■ **What the task requires**
Looking at the data below, count the lines that contain the string "Output". Write only the total.

■ **Excerpted records**
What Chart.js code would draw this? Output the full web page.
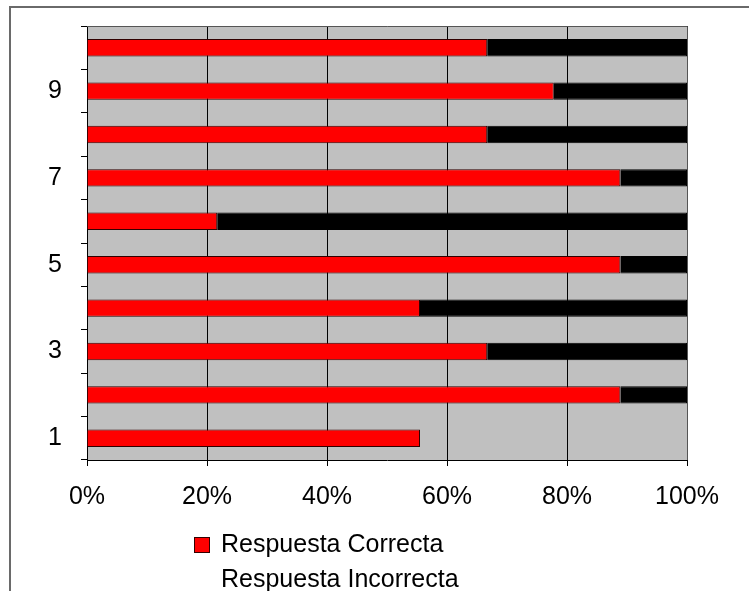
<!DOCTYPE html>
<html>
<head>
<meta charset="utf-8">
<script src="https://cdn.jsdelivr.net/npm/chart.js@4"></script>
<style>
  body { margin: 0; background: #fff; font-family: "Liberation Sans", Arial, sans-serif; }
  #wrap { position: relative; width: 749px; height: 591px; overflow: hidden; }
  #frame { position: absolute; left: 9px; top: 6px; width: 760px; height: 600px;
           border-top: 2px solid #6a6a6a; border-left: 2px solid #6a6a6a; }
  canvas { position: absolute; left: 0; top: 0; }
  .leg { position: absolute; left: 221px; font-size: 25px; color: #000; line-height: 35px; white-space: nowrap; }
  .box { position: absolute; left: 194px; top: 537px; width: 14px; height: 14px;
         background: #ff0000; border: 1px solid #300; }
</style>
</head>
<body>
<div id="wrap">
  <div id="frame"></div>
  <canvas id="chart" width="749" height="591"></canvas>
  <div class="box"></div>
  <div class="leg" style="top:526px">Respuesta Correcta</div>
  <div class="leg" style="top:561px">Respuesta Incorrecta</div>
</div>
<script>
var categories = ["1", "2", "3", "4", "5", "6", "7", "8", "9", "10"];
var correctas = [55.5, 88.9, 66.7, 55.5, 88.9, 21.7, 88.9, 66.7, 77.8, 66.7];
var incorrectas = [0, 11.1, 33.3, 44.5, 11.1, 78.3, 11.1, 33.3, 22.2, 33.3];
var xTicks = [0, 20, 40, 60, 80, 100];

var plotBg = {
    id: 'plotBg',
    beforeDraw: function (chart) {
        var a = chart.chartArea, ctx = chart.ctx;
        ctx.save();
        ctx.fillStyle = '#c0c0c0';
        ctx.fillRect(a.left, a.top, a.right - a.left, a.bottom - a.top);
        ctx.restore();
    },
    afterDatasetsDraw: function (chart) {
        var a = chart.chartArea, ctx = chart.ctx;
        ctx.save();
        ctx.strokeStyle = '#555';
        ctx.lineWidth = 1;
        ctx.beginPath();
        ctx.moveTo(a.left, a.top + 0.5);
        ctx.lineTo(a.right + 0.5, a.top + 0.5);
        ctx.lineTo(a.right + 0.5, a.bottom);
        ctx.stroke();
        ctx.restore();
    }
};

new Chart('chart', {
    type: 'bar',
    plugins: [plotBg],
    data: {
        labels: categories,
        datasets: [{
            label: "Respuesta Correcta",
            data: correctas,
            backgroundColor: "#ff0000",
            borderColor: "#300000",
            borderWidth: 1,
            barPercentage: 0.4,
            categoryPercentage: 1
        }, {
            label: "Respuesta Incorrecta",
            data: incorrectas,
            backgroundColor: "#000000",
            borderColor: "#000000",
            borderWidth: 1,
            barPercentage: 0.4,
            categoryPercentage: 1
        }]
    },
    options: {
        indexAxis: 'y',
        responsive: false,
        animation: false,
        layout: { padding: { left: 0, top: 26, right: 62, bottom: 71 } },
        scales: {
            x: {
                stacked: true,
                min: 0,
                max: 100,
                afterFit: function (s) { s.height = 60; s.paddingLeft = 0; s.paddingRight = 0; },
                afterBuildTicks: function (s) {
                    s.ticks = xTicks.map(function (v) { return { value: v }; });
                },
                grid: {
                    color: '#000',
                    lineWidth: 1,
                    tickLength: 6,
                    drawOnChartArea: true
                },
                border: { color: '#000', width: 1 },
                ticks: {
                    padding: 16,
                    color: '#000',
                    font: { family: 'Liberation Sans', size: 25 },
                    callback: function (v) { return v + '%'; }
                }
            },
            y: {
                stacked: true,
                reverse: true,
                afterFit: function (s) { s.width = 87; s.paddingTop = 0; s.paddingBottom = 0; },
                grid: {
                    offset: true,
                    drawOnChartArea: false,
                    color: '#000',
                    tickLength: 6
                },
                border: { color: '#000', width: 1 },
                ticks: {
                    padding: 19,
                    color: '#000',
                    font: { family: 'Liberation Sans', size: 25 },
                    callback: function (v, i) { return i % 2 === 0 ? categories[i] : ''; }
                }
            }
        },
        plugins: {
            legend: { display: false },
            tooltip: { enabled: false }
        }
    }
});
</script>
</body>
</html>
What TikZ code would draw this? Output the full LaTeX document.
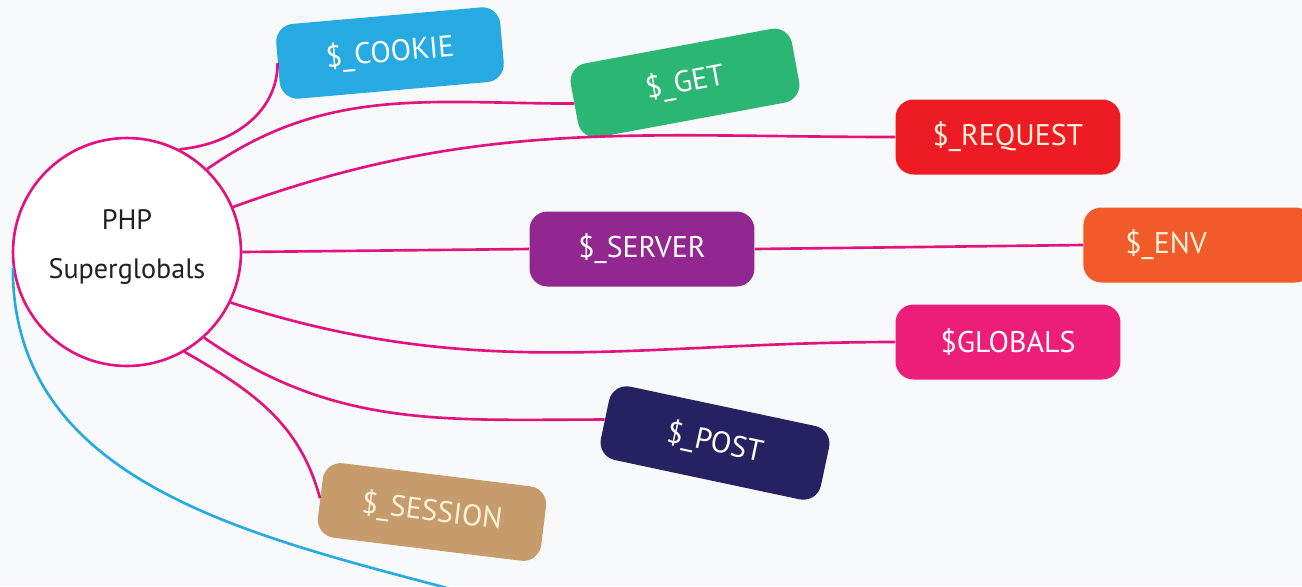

■ **Right answer**
2